From the Database of Home of the Underdogs

GAME DESIGNER:Steve Meretzky

GAME DEVELOPER:Infocom

GAME PUBLISHER:Infocom

Copyright 1985, Infocom

Often billed as Infocom’s first serious science fiction (a fact that probably explains its poor sales record), A Mind Forever Voyaging ranks with Trinity as my most favorite Infocom games, and one of the best games I ever played. The plot of the game is as unique as it gets, and explains why Steve Meretzky is one of the very few computer game designers to be officially honored as sci-fi writer. You are Perry Sim, a hitherto normal person who wakes up one day to find that you are in fact PRISM, the world’s first sentient computer, and that the illusion of your earlier life had been a necessary part of your programming process. Your first mission: test the value of a controversial long-term economic stimulus program. You do this by going into a virtual reality computer simulation of the country ten years hence, and make recordings of everyday activities that can evidence the plan’s success or failure.

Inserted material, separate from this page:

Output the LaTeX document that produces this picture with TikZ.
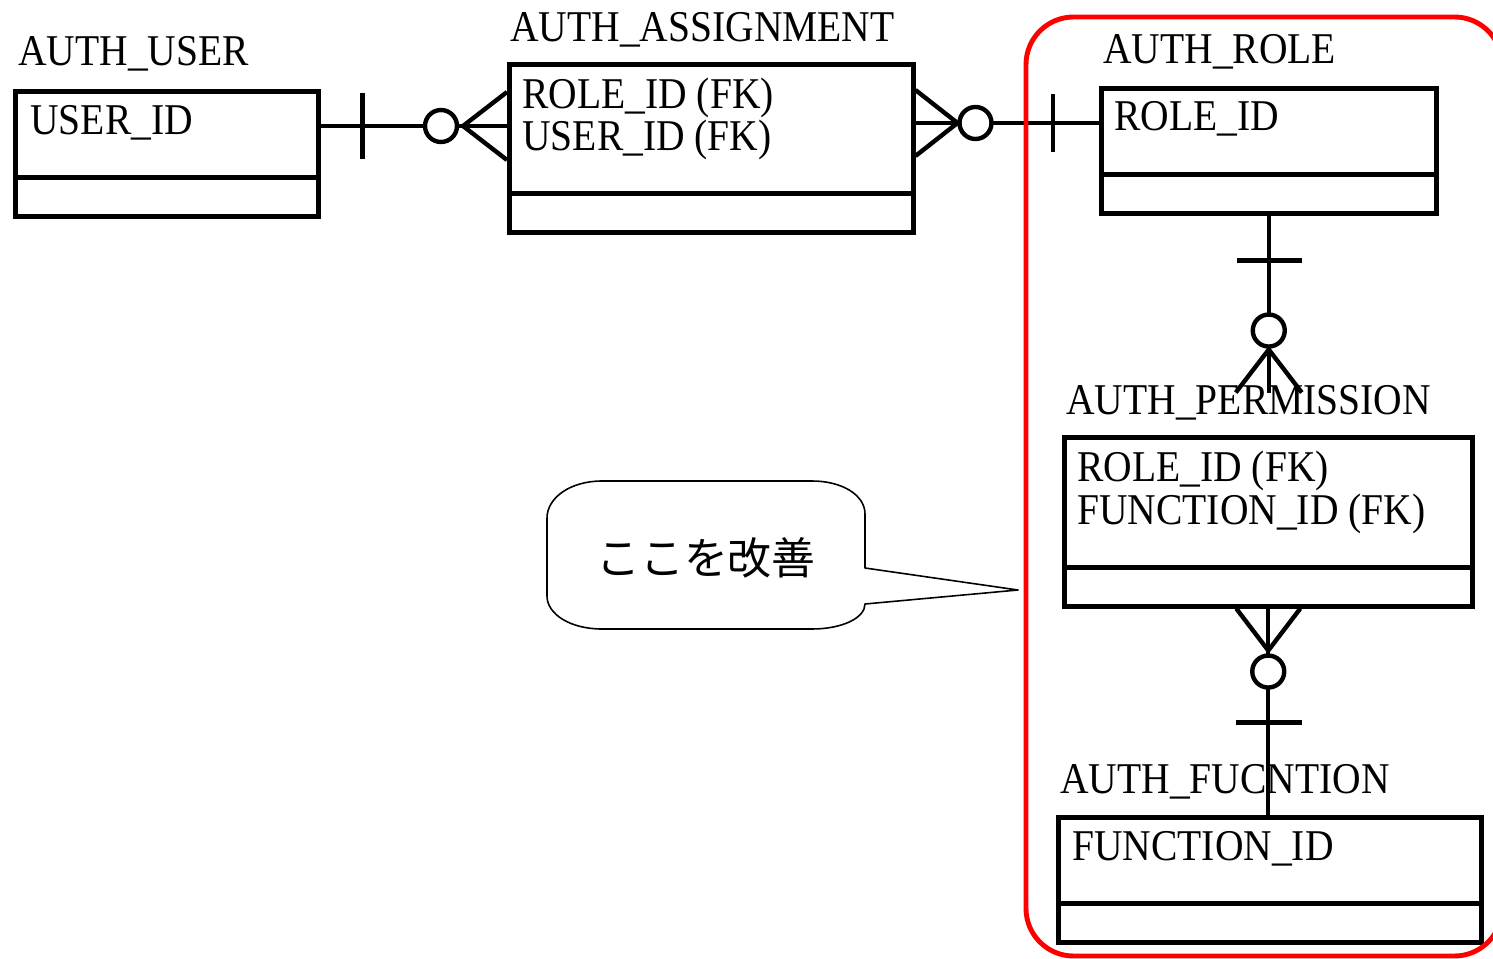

Unlike other Infocom classics, A Mind Forever Voyaging is meant to be experienced rather than played. The first two parts of the game have almost no puzzles, focusing instead on exploration and discovery as you walk the streets of Rockville and observe the changes that take place over time. And what a world it is to explore! Rockvil is a bustling city that is brought to life by convincing and detailed descriptions. Examining most objects and buildings often yields more detail and historical anecdotes. Your identity as a computer is cleverly reinforced by a computer-screen interface that allows you to go in and out of the simulation at will; in Communications Mode, you can read up on world news and research the library for information, while the Interface Mode allows you direct control of subsidiary computers in the complex. Most of the puzzles are in the third and last part of the game, where you must fight for survival against those who are displeased with data you uncovered in the simulation. Although there are only a few, they are very clever indeed. In fact, Meretzky was so pleased with the puzzle at the end of this section that he used virtually the identical one at the end of Leather Goddesses of Phobos 2 (which is not even 1/1000th as good as this game).

A Mind Forever Voyaging remains today as a major milestone in interactive fiction– a game that transcends its “game”-ness and becomes a truly captivating interactive novel. Its richness of detail and level of depth make the game enjoyable even when you’re playing it for the third time or more. Definitely a must play for all IF fans, and especially fans of serious sci-fi.